RIP Giulio Questi

Italian director and screenwriter Giulio Questi died today December 3, 2014 in Rome, Italy. He was 90. Questi had just returned home from attending the Turin Film Festival. Questi wrote the screenplay and directed Django Kill (1966) starring Tomas Milian.

R.I.P Good age. Added a “different” kind of film to the genre for sure. Wish he had done more in the genre as would have been interesting to see what he woud have come up with.

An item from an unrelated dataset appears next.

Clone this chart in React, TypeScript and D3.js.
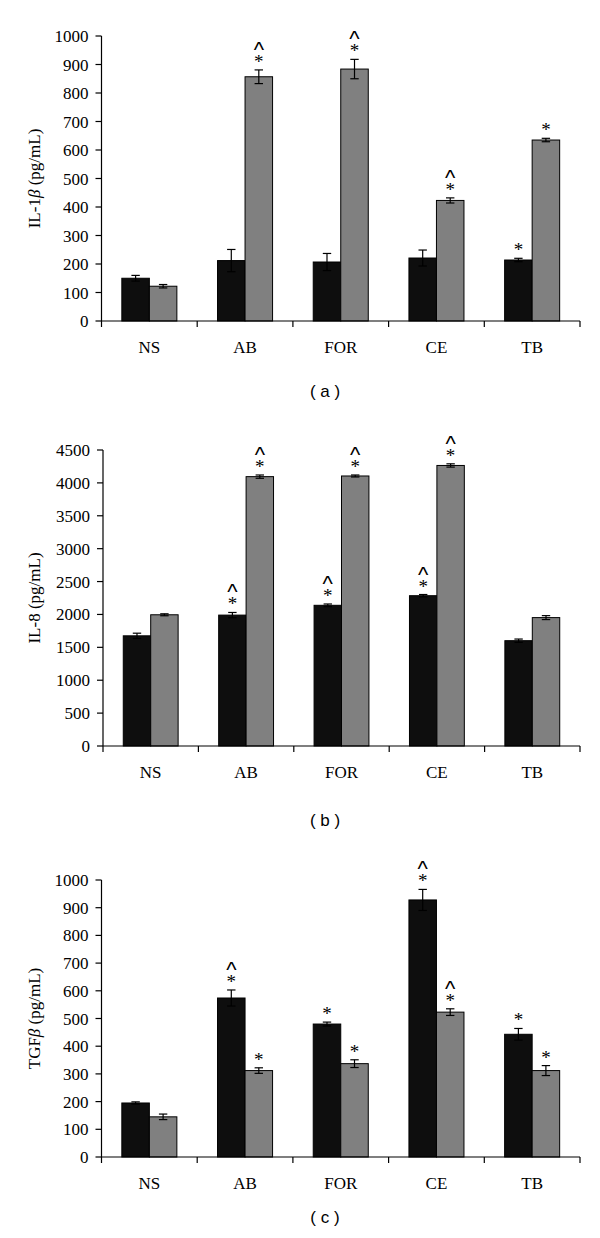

One of the most interesting figures in the history of the genre for sure. R.I.P. Mr Questi.

Sad news. RIP.

RIP.

R.I.P.

RIP - Questi offered a unique perspective on the Spaghetti Western.

R.I.P. Giulio.

A good age but still very sad news.
A true maverick film maker who made far too films.
One of a kind.
R.I.P

R.I.P. Mr. Questi

This is sad news.

When I decided that I was going to expand my experience of Italian westerns beyond the Dollars trilogy, OUaTitW and Django, Django Kill was the movie I had to see next. Its reputation as something of a cinematic hand grenade had preceded it and intrigued me utterly, and that reputation alone was probably as instrumental in my wanting to explore the Spags further as my love for FaFDM and TG,tB&tU. I still wasn’t exactly sure what it was I thought Spags were going to be or even what I thought I wanted/expected from them exactly, beyond some abstract notions of slow-burning tension, sudden bloody violence, and characters which were hideous, beautiful AND cool-as-f*ck all at once. Anyway, whatever it is that I thought I might want from these films, Django Kill delivered all of it. Everything good about the movie felt purposely off-kilter, slick with an implacable, feverish sense of dread. Yet everything bad about the movie - it’s far, far from faultless of course - somehow seemed to serve the fabric of the movie. The feel of it. During that first pass through “The Unhappy Place”, I wouldn’t have been in the slightest bit surprised had the movie gear-shifted into a full-on Lovecraftian horror with tentacled nightmares bursting out of the earth, screaming and ripping.

Anyway, my spag adventure ever since then has largely been a hit-and-miss exercise in chasing the straight-to-the-brain rush with which Django Kill hit me. It’s a weird movie, a flawed movie, it’s not actually my favourite Spaghetti western (though it’s right up there) and if some were to say that it’s not even an especially good movie, I’d understand where they’re coming from. But it’s a movie that took a strange and vicious hold of me, and never really let go. It’s my movie, now. My spag. And I’m thankful to Giulio Questi for it.